Supplied information —
---------------
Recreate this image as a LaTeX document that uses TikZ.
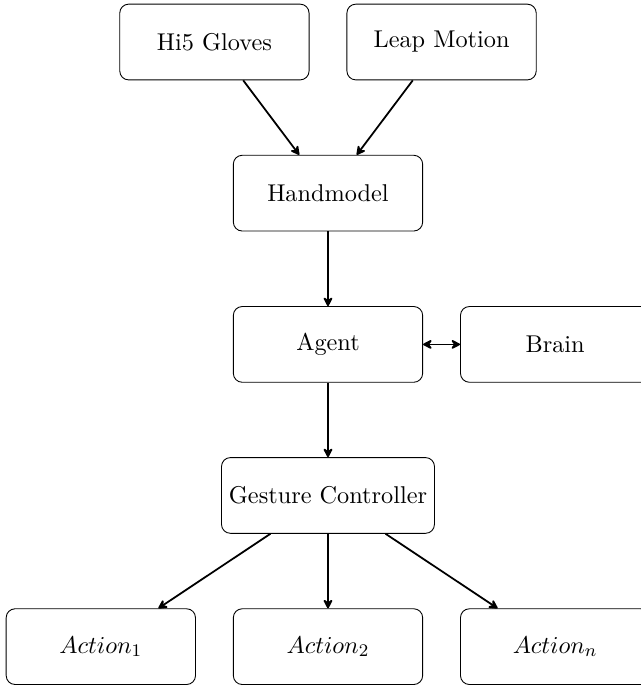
\documentclass[tikz,border=0pt]{standalone}
\usetikzlibrary{arrows.meta}
\tikzset{
  blockbox/.style={draw, rounded corners=4pt, minimum width=3cm, minimum height=1.2cm,
    font=\fontsize{10.95}{13.6}\selectfont, inner sep=0.3333em},
  tiphead/.tip={Stealth[length=5.2pt, width=5.4pt, inset=2pt, round]},
  conn/.style={-tiphead, thick},
  biconn/.style={tiphead-tiphead, thick}
}
\begin{document}
\begin{tikzpicture}
\clip (0,0) rectangle (10.158,-10.856);
\node[blockbox] (hi5)  at (3.398,-0.666) {Hi5 Gloves};
\node[blockbox] (leap) at (6.998,-0.666) {Leap Motion};
\node[blockbox] (hand) at (5.198,-3.061) {Handmodel};
\node[blockbox] (agent) at (5.198,-5.458) {Agent};
\node[blockbox] (brain) at (8.798,-5.458) {Brain};
\node[blockbox] (gest) at (5.198,-7.852) {Gesture Controller};
\node[blockbox] (a1) at (1.598,-10.248) {$Action_1$};
\node[blockbox] (a2) at (5.198,-10.248) {$Action_2$};
\node[blockbox] (an) at (8.798,-10.248) {$Action_n$};
\draw[conn] (hi5) -- (hand);
\draw[conn] (leap) -- (hand);
\draw[conn] (hand) -- (agent);
\draw[biconn] (agent) -- (brain);
\draw[conn] (agent) -- (gest);
\draw[conn] (gest) -- (a1);
\draw[conn] (gest) -- (a2);
\draw[conn] (gest) -- (an);
\end{tikzpicture}
\end{document}
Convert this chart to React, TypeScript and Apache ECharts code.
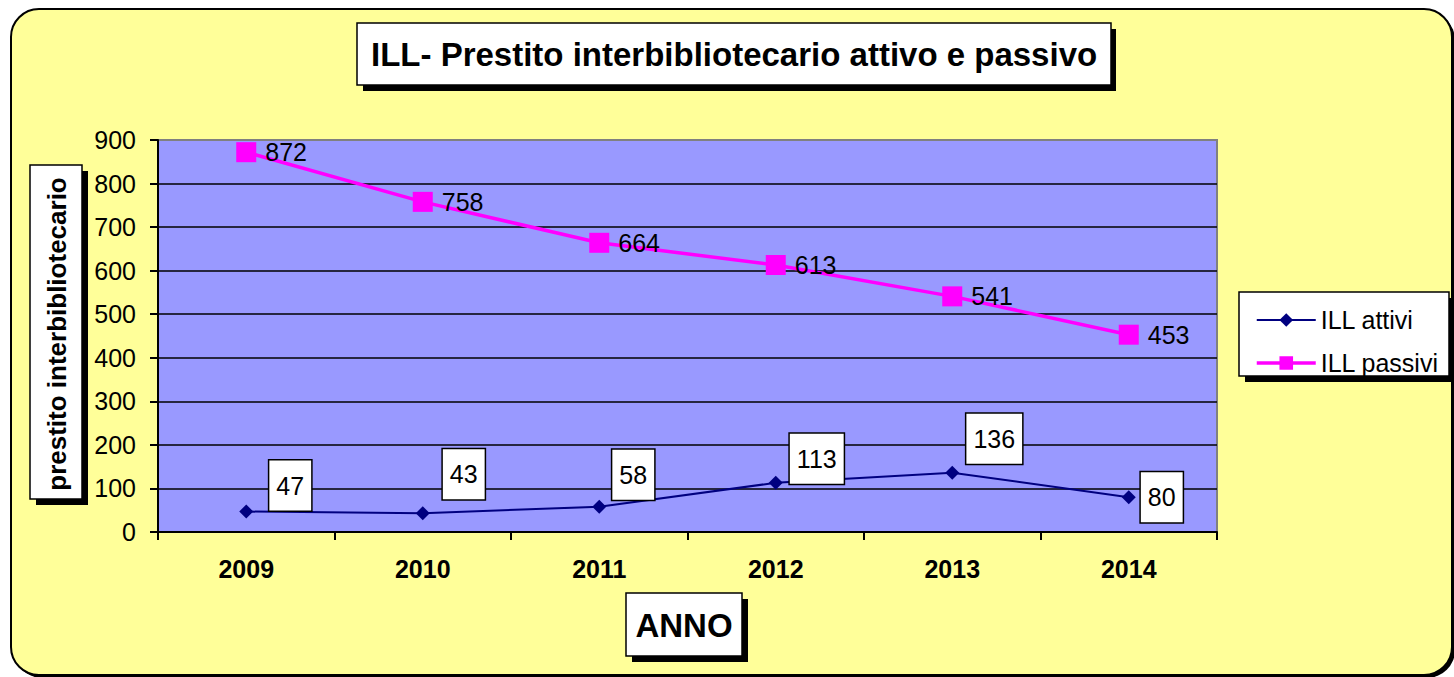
import React, { useEffect, useRef } from "react";
import * as echarts from "echarts";

const years = ["2009", "2010", "2011", "2012", "2013", "2014"];
const illAttivi = [47, 43, 58, 113, 136, 80];
const illPassivi = [872, 758, 664, 613, 541, 453];
const seriesNames = ["ILL attivi", "ILL passivi"];
const titleText = "ILL- Prestito interbibliotecario attivo e passivo";
const yName = "prestito interbibliotecario";
const xName = "ANNO";
// label placement (px) for the boxed labels of "ILL attivi"
const attiviLabelOffsets = [
  [44, -26],
  [41, -39],
  [34, -32],
  [41, -24],
  [42, -34],
  [33, 0],
];

const FONT = 'Arial, "Liberation Sans", sans-serif';

export default function App() {
  const ref = useRef<HTMLDivElement>(null);
  useEffect(() => {
    if (!ref.current) return;
    const chart = echarts.init(ref.current, null, { renderer: "svg" });
    const splitColors: string[] = [];
    for (let i = 0; i < 10; i++) splitColors.push(i === 9 ? "#808080" : "#000000");
    chart.setOption({
      animation: false,
      backgroundColor: "#ffffff",
      textStyle: { fontFamily: FONT },
      title: {
        text: titleText,
        left: 357,
        top: 23,
        padding: [13, 14],
        backgroundColor: "#ffffff",
        borderColor: "#000000",
        borderWidth: 1.5,
        z: 6,
        textStyle: {
          fontFamily: FONT,
          fontSize: 33,
          fontWeight: "bold",
          color: "#000000",
          lineHeight: 36,
        },
      },
      legend: {
        data: [
          { name: seriesNames[0], lineStyle: { width: 2, color: "#000080" } },
          { name: seriesNames[1], lineStyle: { width: 3.5, color: "#FF00FF" } },
        ],
        orient: "vertical",
        left: 1250,
        top: 301,
        itemWidth: 59,
        itemHeight: 17,
        itemGap: 15,
        z: 6,
        textStyle: { fontFamily: FONT, fontSize: 25, lineHeight: 28, color: "#000000" },
      },
      grid: {
        left: 158,
        right: 237,
        top: 140,
        bottom: 145,
        show: true,
        backgroundColor: "#9999FF",
        borderColor: "#808080",
        borderWidth: 2,
      },
      xAxis: {
        type: "category",
        data: years,
        boundaryGap: true,
        axisLine: { lineStyle: { color: "#000000", width: 2 } },
        axisTick: { show: true, length: 8, lineStyle: { color: "#000000", width: 2 } },
        axisLabel: {
          fontFamily: FONT,
          fontSize: 25,
          fontWeight: "bold",
          color: "#000000",
          margin: 24,
        },
      },
      yAxis: {
        type: "value",
        min: 0,
        max: 900,
        interval: 100,
        axisLine: { show: true, lineStyle: { color: "#000000", width: 2 } },
        axisTick: { show: true, length: 8, lineStyle: { color: "#000000", width: 2 } },
        axisLabel: { fontFamily: FONT, fontSize: 25, color: "#000000", margin: 22 },
        splitLine: { show: true, lineStyle: { color: splitColors, width: 1.5 } },
      },
      graphic: [
        {
          type: "rect",
          z: -2,
          shape: { x: 14, y: 12, width: 1441, height: 666, r: 28 },
          style: { fill: "#000000" },
        },
        {
          type: "rect",
          z: -1,
          shape: { x: 11, y: 9, width: 1441, height: 666, r: 28 },
          style: { fill: "#FFFF99", stroke: "#000000", lineWidth: 2 },
        },
        // title shadow
        {
          type: "rect",
          z: 3,
          shape: { x: 363, y: 29, width: 753, height: 62 },
          style: { fill: "#000000" },
        },
        // y name
        {
          type: "rect",
          z: 3,
          shape: { x: 36, y: 171, width: 52, height: 334 },
          style: { fill: "#000000" },
        },
        {
          type: "rect",
          z: 4,
          shape: { x: 30, y: 165, width: 52, height: 334 },
          style: { fill: "#ffffff", stroke: "#000000", lineWidth: 1.5 },
        },
        {
          type: "text",
          z: 5,
          x: 57,
          y: 334,
          rotation: Math.PI / 2,
          style: {
            text: yName,
            fontFamily: FONT,
            fontSize: 26,
            fontWeight: "bold",
            fill: "#000000",
            align: "center",
            verticalAlign: "middle",
          },
        },
        // x name
        {
          type: "rect",
          z: 3,
          shape: { x: 632, y: 599, width: 116, height: 63 },
          style: { fill: "#000000" },
        },
        {
          type: "rect",
          z: 4,
          shape: { x: 626, y: 593, width: 116, height: 63 },
          style: { fill: "#ffffff", stroke: "#000000", lineWidth: 1.5 },
        },
        {
          type: "text",
          z: 5,
          x: 684,
          y: 625,
          style: {
            text: xName,
            fontFamily: FONT,
            fontSize: 33,
            fontWeight: "bold",
            fill: "#000000",
            align: "center",
            verticalAlign: "middle",
          },
        },
        // legend box
        {
          type: "rect",
          z: 3,
          shape: { x: 1245, y: 298, width: 210, height: 84 },
          style: { fill: "#000000" },
        },
        {
          type: "rect",
          z: 4,
          shape: { x: 1239, y: 292, width: 210, height: 84 },
          style: { fill: "#ffffff", stroke: "#000000", lineWidth: 1.5 },
        },
      ],
      series: [
        {
          name: seriesNames[0],
          type: "line",
          data: illAttivi.map((v, i) => ({
            value: v,
            label: { offset: attiviLabelOffsets[i] },
          })),
          symbol: "diamond",
          symbolSize: 14,
          color: "#000080",
          lineStyle: { color: "#000080", width: 2 },
          itemStyle: { color: "#000080" },
          z: 3,
          label: {
            show: true,
            position: "inside",
            fontFamily: FONT,
            fontSize: 25,
            lineHeight: 26,
            color: "#000000",
            backgroundColor: "#ffffff",
            borderColor: "#000000",
            borderWidth: 1.5,
            padding: [12, 7],
          },
        },
        {
          name: seriesNames[1],
          type: "line",
          data: illPassivi,
          symbol: "rect",
          symbolSize: 20,
          color: "#FF00FF",
          lineStyle: { color: "#FF00FF", width: 3.5 },
          itemStyle: { color: "#FF00FF" },
          z: 3,
          label: {
            show: true,
            position: "right",
            distance: 9,
            fontFamily: FONT,
            fontSize: 25,
            color: "#000000",
          },
        },
      ],
    });
    return () => chart.dispose();
  }, []);
  return (
    <div
      ref={ref}
      style={{ position: "fixed", left: 0, top: 0, width: 1454, height: 677 }}
    />
  );
}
---------------
What is needed —
Exactly the lines from the one with "Convert this chart" through the one with "import * as" are to be reproduced, and no pictures with them.

Solution —
Convert this chart to React, TypeScript and Apache ECharts code.
import React, { useEffect, useRef } from "react";
import * as echarts from "echarts";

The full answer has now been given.